Long ago I declined a couple of opportunities to turn my account of the Shrine people into a book, and I’ve seldom referred to them in writing. I fear it would be too easy or too tempting to reduce them to caricatures. They believed silly things; they sacrificed years of their lives and those of their families for an unworthy cause. Generally, I didn’t like them, though I forged some friendships which it would have been hard not to betray in telling the story.

The Shrine community had hidden dissenters, and even satellite counter-shrines. Rumors told of disaffected members killed in “hunting accidents.” I was able to watch an actual trial in which an older woman was convicted of witchcraft and thereupon ostracized in a community she could not leave. I mention it now because I assume almost everyone involved is long gone, through the Shrine itself still exists and has its own website. I haven’t been back in more than forty years.

The New York Times allows that “the Christian right has been intertwined with American conservatism for decades.” What’s different now, say reporters Elizabeth Dias and Ruth Graham, is that worship once “largely reserved for church” has moved into political life.
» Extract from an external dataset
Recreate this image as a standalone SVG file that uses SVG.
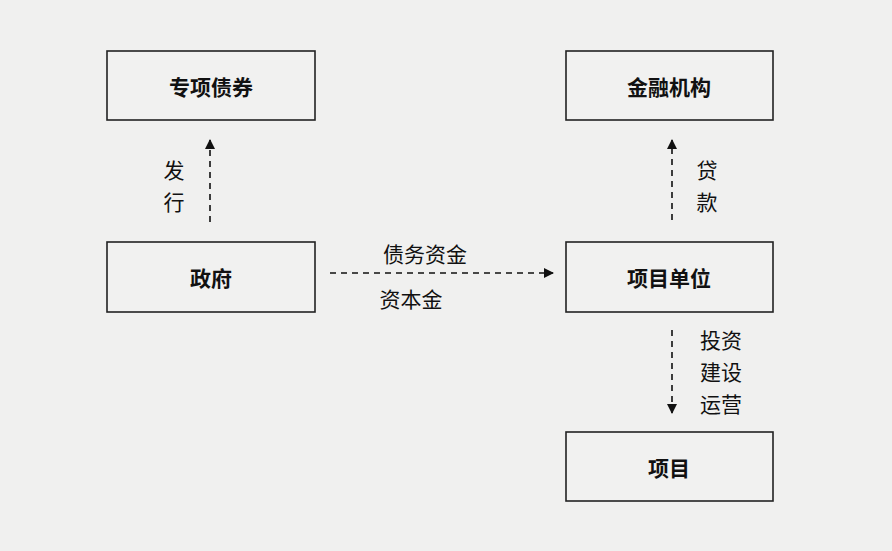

That doesn’t fit with what I saw. The Shrine people, exiled from the Catholic Church, formed a separate entity under the interesting rubric “For My God and My Country, Incorporated.” What was “incorporated” was not just a state-recognized non-profit, but a sense of the unity of religion and civic life.

I argued back in the day that offbeat religious movements could be seen as leading indicators of important social changes. In effect, they explored the latent possibilities in American democracy and a free society, putting things together in unorthodox ways. But that willingness to venture outside the lines is, in fact, one of the perennial features of our national life, going all the way back to the Pilgrims’ and the Puritans’ “errand in the wilderness.” Usually these ventures, however they started — Mormons, Seventh Day Adventists, California communes — either become mainstream or send their participants onward to a more settled life elsewhere.

The New York Times’s report focuses mainly on an event in a Phoenix parking lot, but brings in other examples from Michigan, San Diego and Canton, Ohio. The point is that this “re-awakening” is not a local phenomenon, but a national movement. It will not, like the Shrine people, be sheltering in place on “The Island.” It means to send its message out, rather than prompt people to pilgrimage in.

So perhaps in that sense the New York Times is on to something. In a very Times-like way, however, the writers worry about “media-savvy opportunists and those touting disinformation” that are participating in this movement. “Disinformation,” of course, means any political opinion the Times disagrees with, and disinformation joins hands and sings “Waymaker” and other hymns with “conspiracy theories.”

In other words, the Times has spied the arrival of a new form of activism which dangerously combines belief in God with a sense among citizens of “authority over government.” I’d say that combination is as old as America. And while it can sometimes take strange turns, such as a detour into the scrublands of central Wisconsin, it generally turns out pretty well for us.